====== Extracted material ======
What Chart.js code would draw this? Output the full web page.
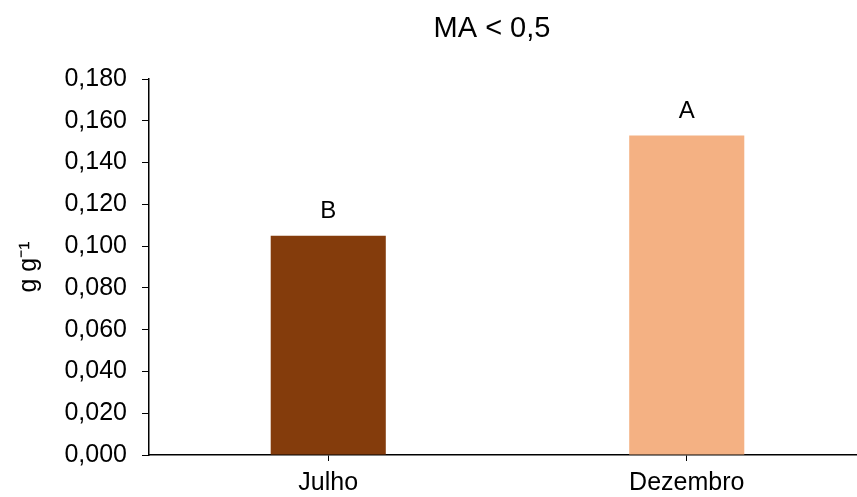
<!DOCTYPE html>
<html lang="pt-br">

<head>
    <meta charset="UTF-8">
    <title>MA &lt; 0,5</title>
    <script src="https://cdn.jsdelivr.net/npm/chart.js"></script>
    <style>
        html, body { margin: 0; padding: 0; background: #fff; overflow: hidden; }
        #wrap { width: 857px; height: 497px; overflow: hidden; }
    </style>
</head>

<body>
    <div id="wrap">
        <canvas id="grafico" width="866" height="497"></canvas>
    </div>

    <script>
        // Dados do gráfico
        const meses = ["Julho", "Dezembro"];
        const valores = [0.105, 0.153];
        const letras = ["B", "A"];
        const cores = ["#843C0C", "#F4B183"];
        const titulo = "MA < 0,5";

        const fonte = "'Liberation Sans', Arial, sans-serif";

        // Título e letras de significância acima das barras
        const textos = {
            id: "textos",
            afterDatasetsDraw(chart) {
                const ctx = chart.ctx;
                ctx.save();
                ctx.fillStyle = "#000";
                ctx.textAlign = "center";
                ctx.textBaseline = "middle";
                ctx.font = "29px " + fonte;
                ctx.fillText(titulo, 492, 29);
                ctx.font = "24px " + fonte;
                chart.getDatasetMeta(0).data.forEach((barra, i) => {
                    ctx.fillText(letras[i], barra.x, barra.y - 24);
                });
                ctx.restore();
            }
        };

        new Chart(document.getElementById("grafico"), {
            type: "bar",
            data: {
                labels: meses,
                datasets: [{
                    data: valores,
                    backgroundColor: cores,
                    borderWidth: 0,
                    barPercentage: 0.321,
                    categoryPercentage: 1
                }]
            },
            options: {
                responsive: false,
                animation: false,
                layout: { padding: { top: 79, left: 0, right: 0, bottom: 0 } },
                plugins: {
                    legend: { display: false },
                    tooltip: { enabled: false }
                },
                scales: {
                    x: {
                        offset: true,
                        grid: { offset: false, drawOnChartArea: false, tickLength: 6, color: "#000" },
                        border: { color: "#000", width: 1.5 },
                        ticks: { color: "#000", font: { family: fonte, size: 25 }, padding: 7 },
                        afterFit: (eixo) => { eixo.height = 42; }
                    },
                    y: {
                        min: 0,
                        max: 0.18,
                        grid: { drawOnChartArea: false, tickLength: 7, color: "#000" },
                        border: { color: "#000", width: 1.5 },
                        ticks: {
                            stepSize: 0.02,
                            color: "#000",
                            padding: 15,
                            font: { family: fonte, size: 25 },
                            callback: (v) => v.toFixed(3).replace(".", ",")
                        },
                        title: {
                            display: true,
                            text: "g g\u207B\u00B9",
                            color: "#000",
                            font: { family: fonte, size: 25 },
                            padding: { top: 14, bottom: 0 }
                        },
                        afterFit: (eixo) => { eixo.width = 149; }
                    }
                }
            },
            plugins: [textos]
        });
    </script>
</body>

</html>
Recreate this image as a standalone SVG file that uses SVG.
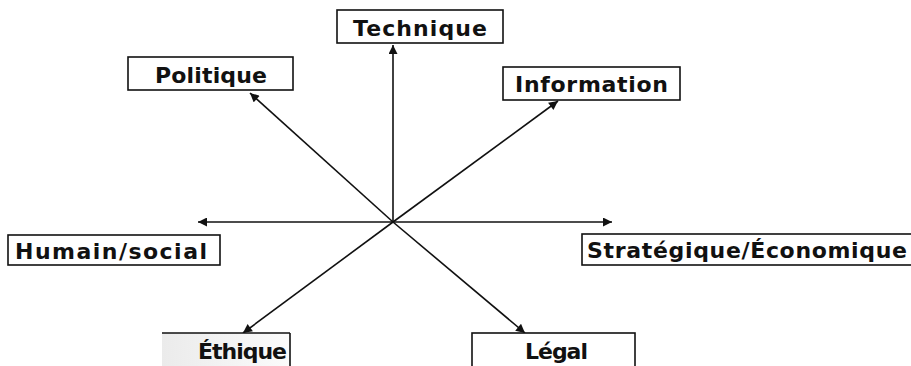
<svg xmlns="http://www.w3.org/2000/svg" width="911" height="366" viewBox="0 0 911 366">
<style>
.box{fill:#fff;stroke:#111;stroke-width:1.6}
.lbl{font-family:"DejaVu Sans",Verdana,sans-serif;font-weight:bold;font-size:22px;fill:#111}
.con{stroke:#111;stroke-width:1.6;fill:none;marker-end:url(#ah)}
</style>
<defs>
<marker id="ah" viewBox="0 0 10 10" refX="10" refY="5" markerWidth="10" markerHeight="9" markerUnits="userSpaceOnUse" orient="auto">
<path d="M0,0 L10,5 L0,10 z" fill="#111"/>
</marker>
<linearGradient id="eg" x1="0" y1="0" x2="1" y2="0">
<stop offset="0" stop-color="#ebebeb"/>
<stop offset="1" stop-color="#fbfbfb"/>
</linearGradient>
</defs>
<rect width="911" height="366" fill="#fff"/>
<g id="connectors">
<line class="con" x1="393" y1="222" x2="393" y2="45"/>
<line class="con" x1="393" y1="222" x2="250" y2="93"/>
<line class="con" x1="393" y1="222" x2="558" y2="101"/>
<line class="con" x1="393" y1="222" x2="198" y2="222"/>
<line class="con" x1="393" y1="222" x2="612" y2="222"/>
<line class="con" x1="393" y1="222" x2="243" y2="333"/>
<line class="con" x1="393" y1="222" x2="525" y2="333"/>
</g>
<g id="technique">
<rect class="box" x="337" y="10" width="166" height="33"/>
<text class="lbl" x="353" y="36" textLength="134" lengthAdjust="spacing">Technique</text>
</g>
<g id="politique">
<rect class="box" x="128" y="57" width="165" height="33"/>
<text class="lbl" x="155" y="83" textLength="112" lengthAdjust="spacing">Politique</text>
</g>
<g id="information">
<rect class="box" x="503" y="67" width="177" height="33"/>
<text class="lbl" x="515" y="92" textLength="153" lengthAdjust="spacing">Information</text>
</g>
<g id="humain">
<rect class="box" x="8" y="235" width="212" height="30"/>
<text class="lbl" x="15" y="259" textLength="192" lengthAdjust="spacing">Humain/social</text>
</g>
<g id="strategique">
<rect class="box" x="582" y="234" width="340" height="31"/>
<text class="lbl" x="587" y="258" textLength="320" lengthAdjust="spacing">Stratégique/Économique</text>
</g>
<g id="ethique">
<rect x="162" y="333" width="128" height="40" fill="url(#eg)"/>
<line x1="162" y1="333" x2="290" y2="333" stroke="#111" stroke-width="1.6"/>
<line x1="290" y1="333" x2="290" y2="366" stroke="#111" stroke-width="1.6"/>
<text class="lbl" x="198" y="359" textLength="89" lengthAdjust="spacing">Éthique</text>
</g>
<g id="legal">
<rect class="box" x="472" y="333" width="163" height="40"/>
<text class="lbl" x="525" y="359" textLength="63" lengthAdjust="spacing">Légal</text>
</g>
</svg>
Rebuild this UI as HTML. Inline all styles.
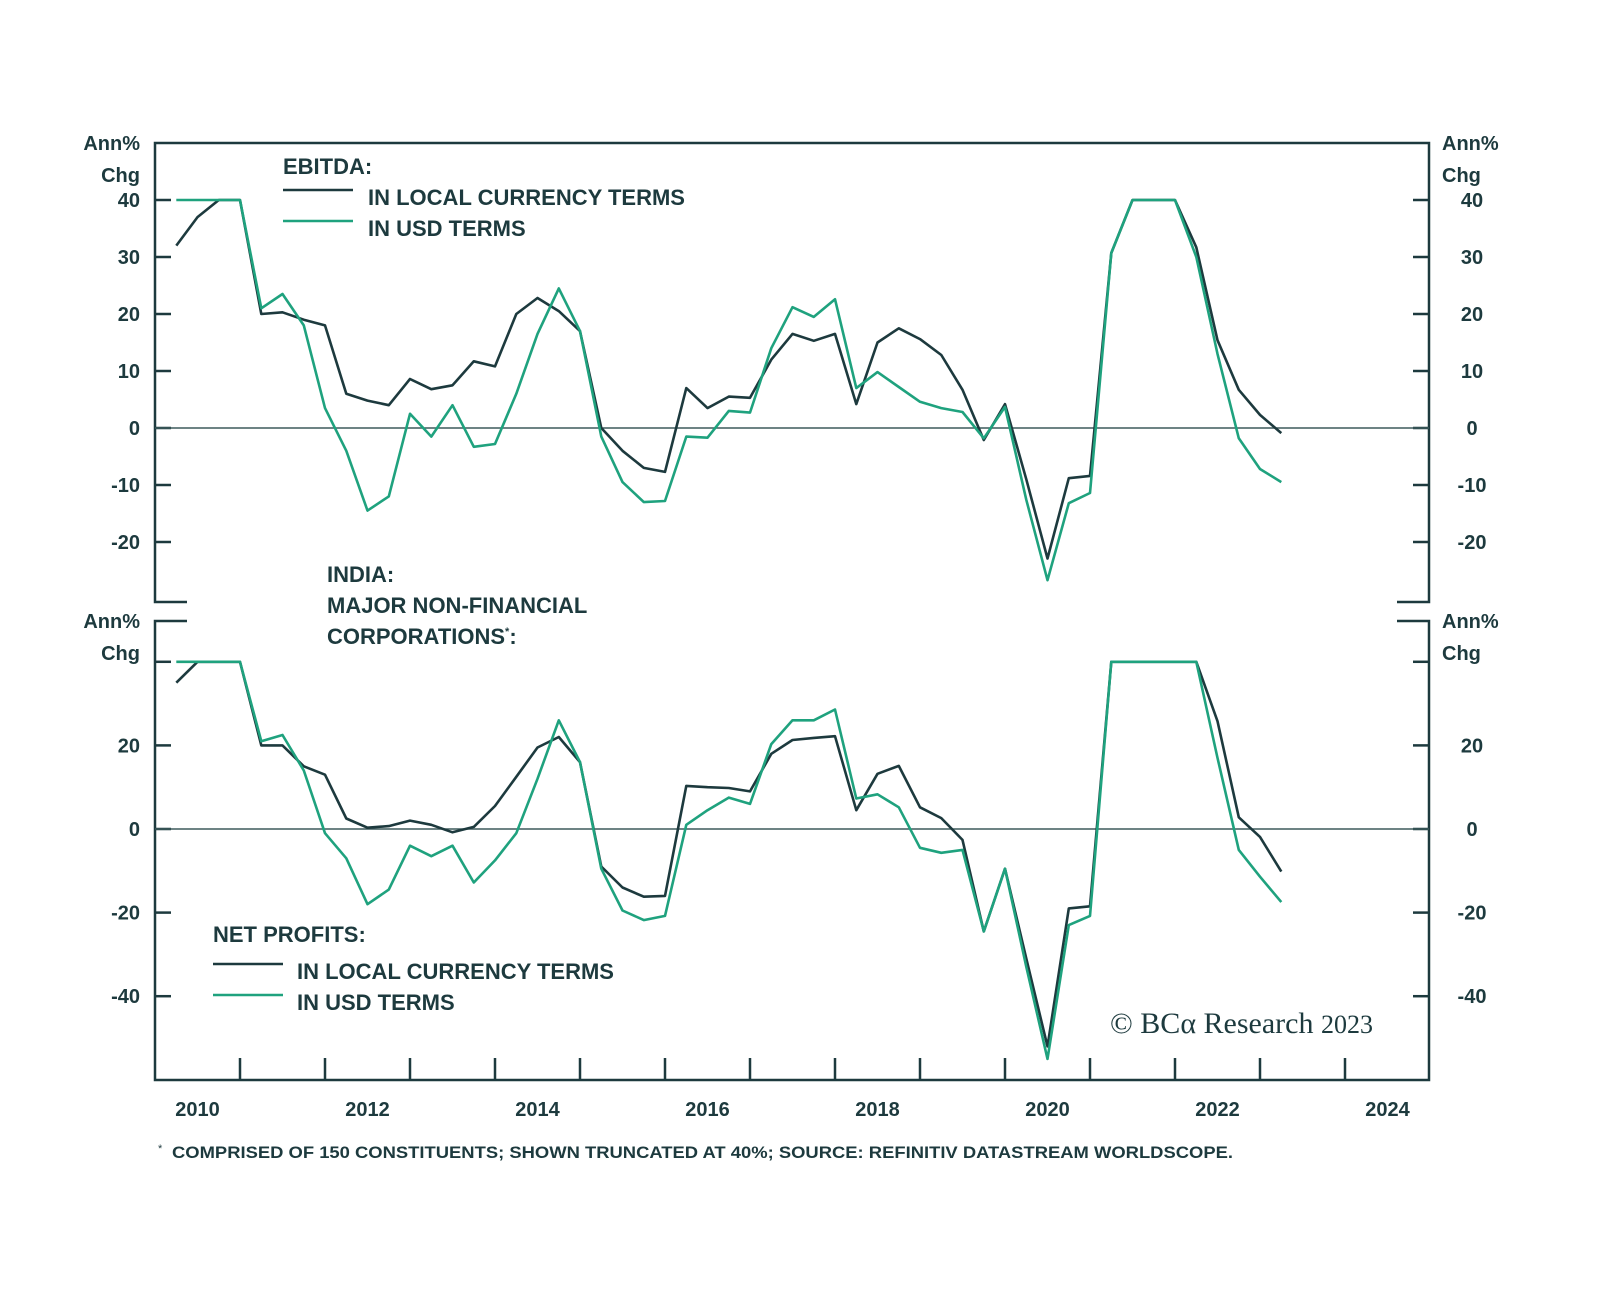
======
*What you will do*
Please write out all the data again word for word, but not the pictures.

*Task result*
What Chart.js code would draw this? Output the full web page.
<!DOCTYPE html>
<html lang="pt-br">

<head>
    <meta charset="UTF-8">
    <title>MA &lt; 0,5</title>
    <script src="https://cdn.jsdelivr.net/npm/chart.js"></script>
    <style>
        html, body { margin: 0; padding: 0; background: #fff; overflow: hidden; }
        #wrap { width: 857px; height: 497px; overflow: hidden; }
    </style>
</head>

<body>
    <div id="wrap">
        <canvas id="grafico" width="866" height="497"></canvas>
    </div>

    <script>
        // Dados do gráfico
        const meses = ["Julho", "Dezembro"];
        const valores = [0.105, 0.153];
        const letras = ["B", "A"];
        const cores = ["#843C0C", "#F4B183"];
        const titulo = "MA < 0,5";

        const fonte = "'Liberation Sans', Arial, sans-serif";

        // Título e letras de significância acima das barras
        const textos = {
            id: "textos",
            afterDatasetsDraw(chart) {
                const ctx = chart.ctx;
                ctx.save();
                ctx.fillStyle = "#000";
                ctx.textAlign = "center";
                ctx.textBaseline = "middle";
                ctx.font = "29px " + fonte;
                ctx.fillText(titulo, 492, 29);
                ctx.font = "24px " + fonte;
                chart.getDatasetMeta(0).data.forEach((barra, i) => {
                    ctx.fillText(letras[i], barra.x, barra.y - 24);
                });
                ctx.restore();
            }
        };

        new Chart(document.getElementById("grafico"), {
            type: "bar",
            data: {
                labels: meses,
                datasets: [{
                    data: valores,
                    backgroundColor: cores,
                    borderWidth: 0,
                    barPercentage: 0.321,
                    categoryPercentage: 1
                }]
            },
            options: {
                responsive: false,
                animation: false,
                layout: { padding: { top: 79, left: 0, right: 0, bottom: 0 } },
                plugins: {
                    legend: { display: false },
                    tooltip: { enabled: false }
                },
                scales: {
                    x: {
                        offset: true,
                        grid: { offset: false, drawOnChartArea: false, tickLength: 6, color: "#000" },
                        border: { color: "#000", width: 1.5 },
                        ticks: { color: "#000", font: { family: fonte, size: 25 }, padding: 7 },
                        afterFit: (eixo) => { eixo.height = 42; }
                    },
                    y: {
                        min: 0,
                        max: 0.18,
                        grid: { drawOnChartArea: false, tickLength: 7, color: "#000" },
                        border: { color: "#000", width: 1.5 },
                        ticks: {
                            stepSize: 0.02,
                            color: "#000",
                            padding: 15,
                            font: { family: fonte, size: 25 },
                            callback: (v) => v.toFixed(3).replace(".", ",")
                        },
                        title: {
                            display: true,
                            text: "g g\u207B\u00B9",
                            color: "#000",
                            font: { family: fonte, size: 25 },
                            padding: { top: 14, bottom: 0 }
                        },
                        afterFit: (eixo) => { eixo.width = 149; }
                    }
                }
            },
            plugins: [textos]
        });
    </script>
</body>

</html>
Recreate this image as a standalone SVG file that uses SVG.
<svg xmlns="http://www.w3.org/2000/svg" width="911" height="366" viewBox="0 0 911 366">
<style>
.box{fill:#fff;stroke:#111;stroke-width:1.6}
.lbl{font-family:"DejaVu Sans",Verdana,sans-serif;font-weight:bold;font-size:22px;fill:#111}
.con{stroke:#111;stroke-width:1.6;fill:none;marker-end:url(#ah)}
</style>
<defs>
<marker id="ah" viewBox="0 0 10 10" refX="10" refY="5" markerWidth="10" markerHeight="9" markerUnits="userSpaceOnUse" orient="auto">
<path d="M0,0 L10,5 L0,10 z" fill="#111"/>
</marker>
<linearGradient id="eg" x1="0" y1="0" x2="1" y2="0">
<stop offset="0" stop-color="#ebebeb"/>
<stop offset="1" stop-color="#fbfbfb"/>
</linearGradient>
</defs>
<rect width="911" height="366" fill="#fff"/>
<g id="connectors">
<line class="con" x1="393" y1="222" x2="393" y2="45"/>
<line class="con" x1="393" y1="222" x2="250" y2="93"/>
<line class="con" x1="393" y1="222" x2="558" y2="101"/>
<line class="con" x1="393" y1="222" x2="198" y2="222"/>
<line class="con" x1="393" y1="222" x2="612" y2="222"/>
<line class="con" x1="393" y1="222" x2="243" y2="333"/>
<line class="con" x1="393" y1="222" x2="525" y2="333"/>
</g>
<g id="technique">
<rect class="box" x="337" y="10" width="166" height="33"/>
<text class="lbl" x="353" y="36" textLength="134" lengthAdjust="spacing">Technique</text>
</g>
<g id="politique">
<rect class="box" x="128" y="57" width="165" height="33"/>
<text class="lbl" x="155" y="83" textLength="112" lengthAdjust="spacing">Politique</text>
</g>
<g id="information">
<rect class="box" x="503" y="67" width="177" height="33"/>
<text class="lbl" x="515" y="92" textLength="153" lengthAdjust="spacing">Information</text>
</g>
<g id="humain">
<rect class="box" x="8" y="235" width="212" height="30"/>
<text class="lbl" x="15" y="259" textLength="192" lengthAdjust="spacing">Humain/social</text>
</g>
<g id="strategique">
<rect class="box" x="582" y="234" width="340" height="31"/>
<text class="lbl" x="587" y="258" textLength="320" lengthAdjust="spacing">Stratégique/Économique</text>
</g>
<g id="ethique">
<rect x="162" y="333" width="128" height="40" fill="url(#eg)"/>
<line x1="162" y1="333" x2="290" y2="333" stroke="#111" stroke-width="1.6"/>
<line x1="290" y1="333" x2="290" y2="366" stroke="#111" stroke-width="1.6"/>
<text class="lbl" x="198" y="359" textLength="89" lengthAdjust="spacing">Éthique</text>
</g>
<g id="legal">
<rect class="box" x="472" y="333" width="163" height="40"/>
<text class="lbl" x="525" y="359" textLength="63" lengthAdjust="spacing">Légal</text>
</g>
</svg>
Rebuild this UI as HTML. Inline all styles.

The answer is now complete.